You can imagine pain, empathize, think of how different sorts of heartache would feel to bare. How it might fester inside of you, weighing down and crushing the vital parts of us we need to keep moving. Pain can feel like a disease, one that rots us from the inside out.

Pain can be blanketed with substances or distractions. Pain can be buried deep enough that we're able to smile until the roots start to wrap themselves around our hearts and squeeze until we have no choice but to dig it all back up.

I've been hurt before. Friends have lied, girlfriends have cheated on me, I've had to bury a beloved pet. Nico, the hamster I was so adamant would live forever. He did well, but old age comes for all of us.

There was something unique about the pain worming itself down into the base of my stomach these days.

Whenever Kinsley looked at me, her smile a bit smaller, her eyes a bit more guarded, I felt winded. Of course I was grateful she was still alive and things could have been worse when she hit her head. But the love of my life looking at me as if I'm a stranger was one of the most gut wrenching things I have ever been through.

We had plans. We were engaged, building a home, getting dogs. I meant it when I told her we'd start over and we'd go as slow as she needed, it didn't mean I wasn't desperate for that ring to go back on her finger.

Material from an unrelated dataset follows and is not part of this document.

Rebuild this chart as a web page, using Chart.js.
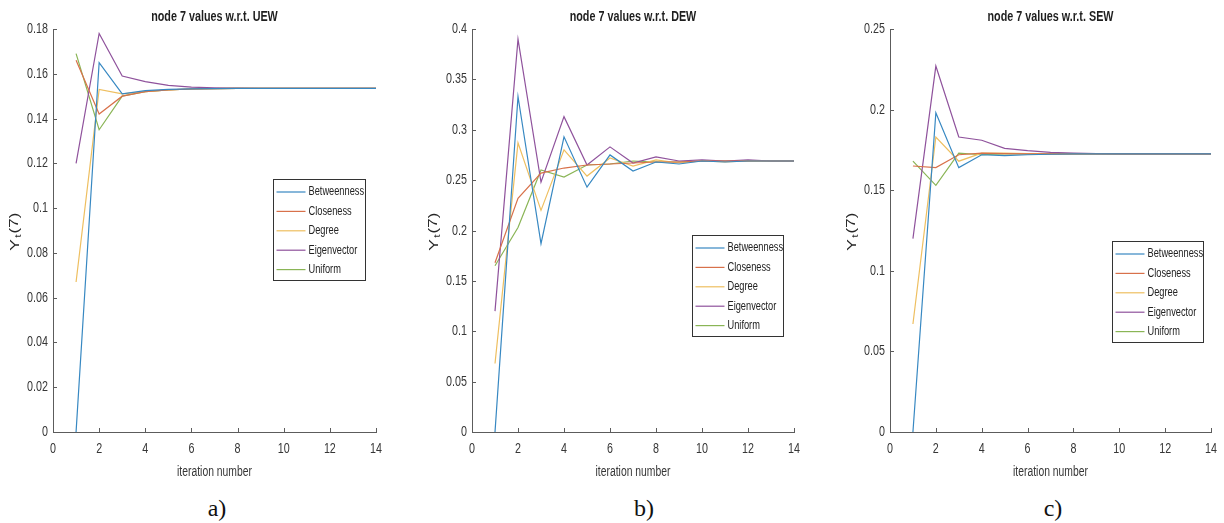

I sat on the steps outside of the rink.

Somewhere behind the thick dark clouds was sunshine, I caught the occasional glow of it when the wind shifted. I was fucking freezing but I needed air in my lungs before I got back on the team bus this evening.

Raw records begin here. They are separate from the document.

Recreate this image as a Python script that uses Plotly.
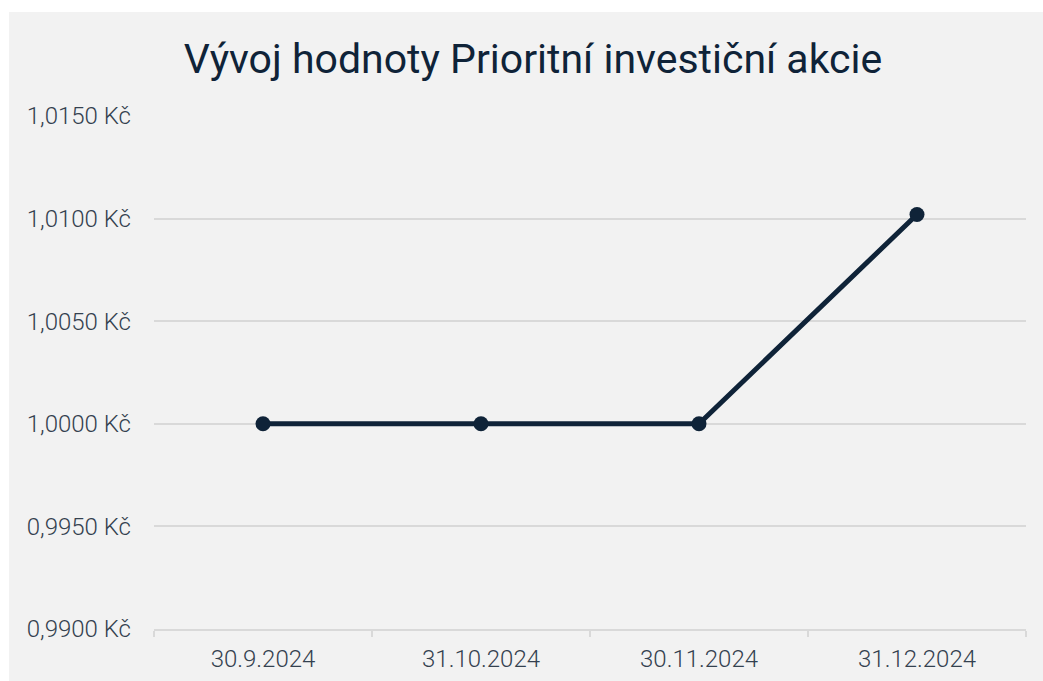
import plotly.graph_objects as go

dates = ["30.9.2024", "31.10.2024", "30.11.2024", "31.12.2024"]
values = [1.0000, 1.0000, 1.0000, 1.0102]
title_text = "Vývoj hodnoty Prioritní investiční akcie"

navy = "#0f2338"
grid = "#d9d9d9"
bg = "#f2f2f2"
label_col = "#34414f"

W, H = 1034, 669

fig = go.Figure()
fig.add_trace(go.Scatter(
    x=dates, y=values, mode="lines+markers",
    line=dict(color=navy, width=5),
    marker=dict(color=navy, size=15),
    hoverinfo="skip",
))

fig.update_layout(
    width=W, height=H,
    paper_bgcolor=bg, plot_bgcolor=bg,
    margin=dict(l=145, r=17, t=104, b=52),
    separators=", ",
    showlegend=False,
    font=dict(family="Roboto", color=label_col),
    title=dict(
        text=title_text,
        x=524 / W, xanchor="center", xref="container",
        y=1 - 47 / H, yanchor="middle", yref="container",
        font=dict(family="Roboto", size=41, color=navy),
    ),
    xaxis=dict(
        type="category",
        range=[-0.5, 3.5],
        tickson="boundaries",
        ticks="outside", ticklen=6, tickwidth=2, tickcolor=grid,
        showline=True, linecolor=grid, linewidth=2,
        showgrid=False, zeroline=False,
        automargin=False,
        tickfont=dict(family="Roboto", size=24, color=label_col, weight=300),
        ticklabelstandoff=7,
    ),
    yaxis=dict(
        range=[0.99, 1.015],
        dtick=0.005, tick0=0.99,
        tickformat=".4f", ticksuffix=" Kč",
        showgrid=True, gridcolor=grid, gridwidth=2,
        zeroline=False, showline=False, ticks="",
        automargin=False,
        tickfont=dict(family="Roboto", size=24, color=label_col, weight=300),
        ticklabelstandoff=22,
    ),
)

fig.write_html(
    "out.html",
    post_script="document.body.style.margin='12px 0 0 9px';document.body.style.overflow='hidden';",
)
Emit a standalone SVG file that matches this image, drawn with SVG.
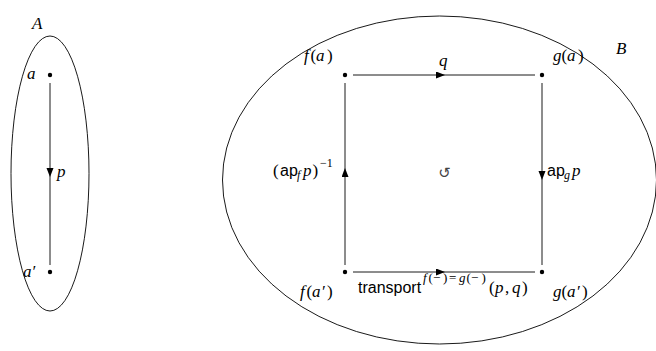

Practice ended a while ago, I'd made a coffee, walked outside and got a phone call from Ash asking if I was going to be home for Halloween. Ash was big into her spook fests. She decked out her apartment, hired caterers, ghouled herself out so she was the best dressed. I had to admit, the events were a good time but I had to be in Seattle on the first of November.

She was disappointed to hear I couldn't commit but I didn't make it more often than I did.

"You look like you're about to kick someone in the teeth," Lei walked past me, skipping down a few steps and leaned on the metal arm rail, watching me.

"I just hate being this far from Kins," I admitted, turning my phone over and over in my hands. We had a flight into Colorado later tonight and then we were straight back here to Alberta for our match against Edmonton. Two days later we'd be in Vegas.

All of the travelling had never bothered me like this before. I'd never felt homesick but now I was homesick for her. It was killing me not to text her and ask how she's doing every five seconds. To beg her to follow me and forget about a job if it meant I could wake up beside her in these fucking hotel rooms I was sick of seeing.

Lei tapped the arm rail, the ping of metal echoing in the parking lot. "Things are going well, right? You two seem good."

"Things are good. Great," I blew out a breath and palmed my jaw. "I miss her so fucking much. She was supposed to be here, we were supposed to be doing this together. It's just hard."